Perché non conta il guadagno effettivo del parcheggiatore
La tesi difensiva, che mirava a derubricare il fatto per l’assenza di lucro documentato, è stata rigettata con fermezza. La Cassazione ha sottolineato che la ricezione di una somma di denaro o di altra utilità non è un elemento costitutivo della fattispecie incriminatrice. In altre parole, la legge non punisce il profitto in sé, ma l’esercizio abusivo di una funzione (quella di guardiamacchine) che richiede per legge un titolo abilitativo rilasciato dall’ente proprietario della strada.
Questa interpretazione estende notevolmente il raggio d’azione delle forze dell’ordine. Non sarà più necessario cogliere il parcheggiatore nel momento esatto dello scambio delle monete per procedere con la denuncia. Sarà sufficiente documentare l’attività di gestione del parcheggio, come il segnalare i posti liberi o l’aiutare nelle manovre, per far scattare le sanzioni previste dal codice della strada, purché il soggetto sia già stato precedentemente diffidato o sanzionato.
Il ruolo dello sportello dei diritti e le reazioni alla sentenza sui parcheggiatori.
Sulla questione è intervenuto Giovanni D’Agata, presidente dello “Sportello dei Diritti”, il quale ha evidenziato come questa sentenza offra uno strumento normativo più solido per contrastare un fenomeno che degrada il vivere civile. La presenza costante di figure non autorizzate nelle zone di grande afflusso, come centri commerciali o aree prossime a eventi sportivi, genera spesso un senso di insicurezza nei cittadini, che si sentono talvolta obbligati a versare contributi non dovuti per evitare ritorsioni sui propri veicoli.
Parcheggiatori, la decisione degli ermellini chiarisce inoltre che le assoluzioni ottenute in altri procedimenti non hanno valore automatico nel giudizio attuale. Ogni accertamento è autonomo e si basa sulla specifica annotazione di polizia giudiziaria. Se il verbale attesta che il soggetto stava esercitando l’attività in modo evidente, la mancanza di prove sul pagamento diventa del tutto irrilevante ai fini della colpevolezza.
Implicazioni per la sicurezza urbana e la vivibilità delle città
Il pugno di ferro della Cassazione mira non solo a punire il singolo trasgressore, ma a fungere da deterrente per un’attività che spesso funge da anticamera per forme di criminalità più strutturate. La gestione abusiva dei parcheggi sottrae entrate legittime ai comuni e crea disparità di trattamento tra i cittadini. Con questa sentenza, si ribadisce che il controllo del suolo pubblico deve restare esclusivamente in mano alle autorità competenti.

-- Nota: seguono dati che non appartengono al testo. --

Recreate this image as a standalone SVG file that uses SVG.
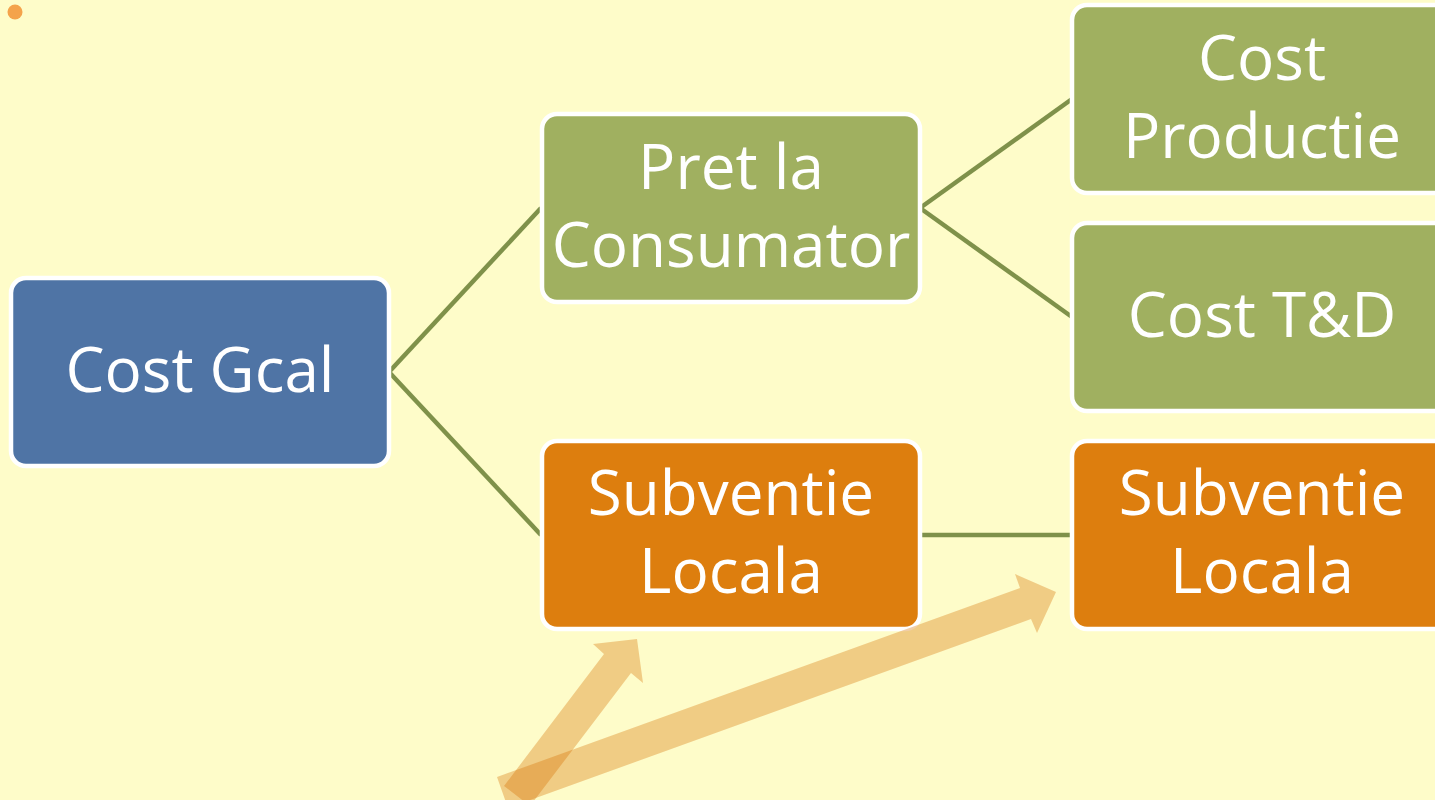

L’auspicio delle associazioni dei consumatori e delle autorità locali è che questo orientamento giurisprudenziale possa scoraggiare la diffusione di tali pratiche. Una maggiore severità nell’applicazione delle pene, unita alla possibilità di confiscare eventuali somme rinvenute, potrebbe rappresentare la chiave per restituire ordine e decoro alle piazze italiane, rendendole più sicure e accessibili senza condizionamenti esterni illegittimi.
Conclusione e prospettive future
La sentenza 38148/2025 fissa un punto di non ritorno nella lotta all’abusivismo stradale. La chiarezza con cui la Suprema Corte ha separato il concetto di attività abusiva da quello di lucro effettivo semplifica le procedure di accertamento e garantisce che la sanzione penale colpisca l’ostinazione nel violare le regole. Per gli automobilisti, si tratta di una conferma del diritto a fruire degli spazi pubblici senza dover sottostare a dinamiche di pressione, indipendentemente dalla natura, “gratuita” o meno, dell’aiuto offerto dal parcheggiatore non autorizzato.